Code that draws figures:
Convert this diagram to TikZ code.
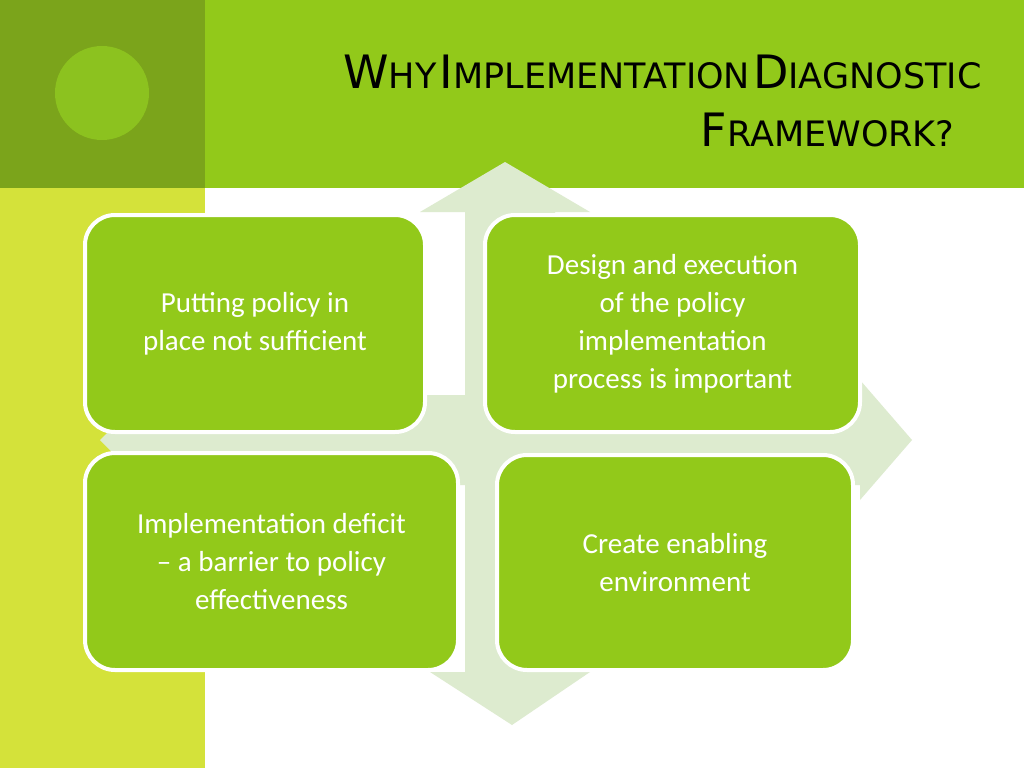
\documentclass[tikz,border=0pt]{standalone}
\usepackage{fontspec}
\setmainfont{Carlito}
\newfontfamily\titlefont{DejaVu Sans}
\definecolor{leafgreen}{HTML}{92C91A}
\definecolor{darkleaf}{HTML}{7BA41B}
\definecolor{dotgreen}{HTML}{8CC21F}
\definecolor{limestrip}{HTML}{D4E23A}
\definecolor{palecross}{HTML}{DDEBCF}
\newcommand{\bigsc}[2]{{\fontsize{46}{46}\selectfont #1}{\fontsize{35}{35}\selectfont #2}}
\tikzset{
  panel/.style={draw=white, line width=4pt, fill=leafgreen, rounded corners=30pt,
    text=white, align=center, inner sep=0pt,
    font=\fontsize{29}{38}\selectfont}
}
\begin{document}
\begin{tikzpicture}[x=1pt,y=-1pt]
\useasboundingbox (0,0) rectangle (1024,768);
\fill[white] (0,0) rectangle (1024,768);
% header band and side strip
\fill[leafgreen] (0,0) rectangle (1024,188);
\fill[darkleaf] (0,0) rectangle (205,188);
\fill[dotgreen] (102,93) circle (47);
\fill[limestrip] (0,188) rectangle (205,768);
% title
\node[anchor=east, font=\titlefont] (title1) at (985,72) {\bigsc{W}{HY} \bigsc{I}{MPLEMENTATION} \bigsc{D}{IAGNOSTIC}};
\node[anchor=east, font=\titlefont] (title2) at (958,130) {\bigsc{F}{RAMEWORK?}};
% background cross
\fill[palecross] (505,162) -- (590,212) -- (555,212) -- (555,395) -- (860,395) -- (860,380)
  -- (912,440) -- (860,500) -- (860,485) -- (555,485) -- (555,672) -- (590,672)
  -- (512,725) -- (430,672) -- (465,672) -- (465,485) -- (160,485) -- (160,500)
  -- (100,440) -- (160,380) -- (160,395) -- (465,395) -- (465,212) -- (420,212) -- cycle;
% panels
\node[panel, minimum width=340pt, minimum height=217pt] (putting) at (255,323.5) {Putting policy in\\place not sufficient};
\node[panel, minimum width=375pt, minimum height=217pt] (design) at (672.5,323.5) {Design and execution\\of the policy\\implementation\\process is important};
\node[panel, minimum width=373pt, minimum height=217pt] (deficit) at (271.5,561.5) {Implementation deficit\\– a barrier to policy\\effectiveness};
\node[panel, minimum width=356pt, minimum height=215pt] (enabling) at (675,562.5) {Create enabling\\environment};
\end{tikzpicture}
\end{document}
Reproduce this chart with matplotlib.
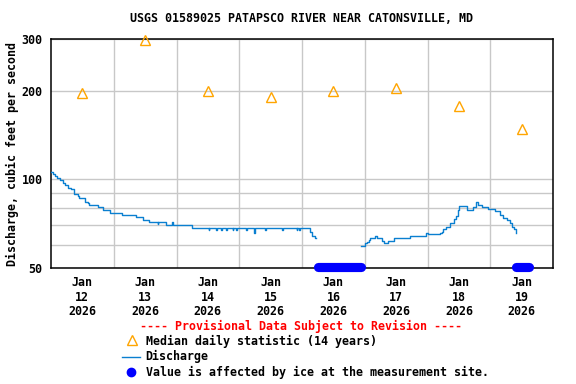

--- What you need to do ---
Quote the records above in full, dropping each picture.

--- Problem solution ---
Convert this diagram to TikZ code.
\documentclass[tikz,border=0pt]{standalone}
\usepackage{fontspec}
\setmainfont{Carlito}
\newfontfamily\titlefont{DejaVu Sans}
\definecolor{leafgreen}{HTML}{92C91A}
\definecolor{darkleaf}{HTML}{7BA41B}
\definecolor{dotgreen}{HTML}{8CC21F}
\definecolor{limestrip}{HTML}{D4E23A}
\definecolor{palecross}{HTML}{DDEBCF}
\newcommand{\bigsc}[2]{{\fontsize{46}{46}\selectfont #1}{\fontsize{35}{35}\selectfont #2}}
\tikzset{
  panel/.style={draw=white, line width=4pt, fill=leafgreen, rounded corners=30pt,
    text=white, align=center, inner sep=0pt,
    font=\fontsize{29}{38}\selectfont}
}
\begin{document}
\begin{tikzpicture}[x=1pt,y=-1pt]
\useasboundingbox (0,0) rectangle (1024,768);
\fill[white] (0,0) rectangle (1024,768);
% header band and side strip
\fill[leafgreen] (0,0) rectangle (1024,188);
\fill[darkleaf] (0,0) rectangle (205,188);
\fill[dotgreen] (102,93) circle (47);
\fill[limestrip] (0,188) rectangle (205,768);
% title
\node[anchor=east, font=\titlefont] (title1) at (985,72) {\bigsc{W}{HY} \bigsc{I}{MPLEMENTATION} \bigsc{D}{IAGNOSTIC}};
\node[anchor=east, font=\titlefont] (title2) at (958,130) {\bigsc{F}{RAMEWORK?}};
% background cross
\fill[palecross] (505,162) -- (590,212) -- (555,212) -- (555,395) -- (860,395) -- (860,380)
  -- (912,440) -- (860,500) -- (860,485) -- (555,485) -- (555,672) -- (590,672)
  -- (512,725) -- (430,672) -- (465,672) -- (465,485) -- (160,485) -- (160,500)
  -- (100,440) -- (160,380) -- (160,395) -- (465,395) -- (465,212) -- (420,212) -- cycle;
% panels
\node[panel, minimum width=340pt, minimum height=217pt] (putting) at (255,323.5) {Putting policy in\\place not sufficient};
\node[panel, minimum width=375pt, minimum height=217pt] (design) at (672.5,323.5) {Design and execution\\of the policy\\implementation\\process is important};
\node[panel, minimum width=373pt, minimum height=217pt] (deficit) at (271.5,561.5) {Implementation deficit\\– a barrier to policy\\effectiveness};
\node[panel, minimum width=356pt, minimum height=215pt] (enabling) at (675,562.5) {Create enabling\\environment};
\end{tikzpicture}
\end{document}
Reproduce this chart with matplotlib.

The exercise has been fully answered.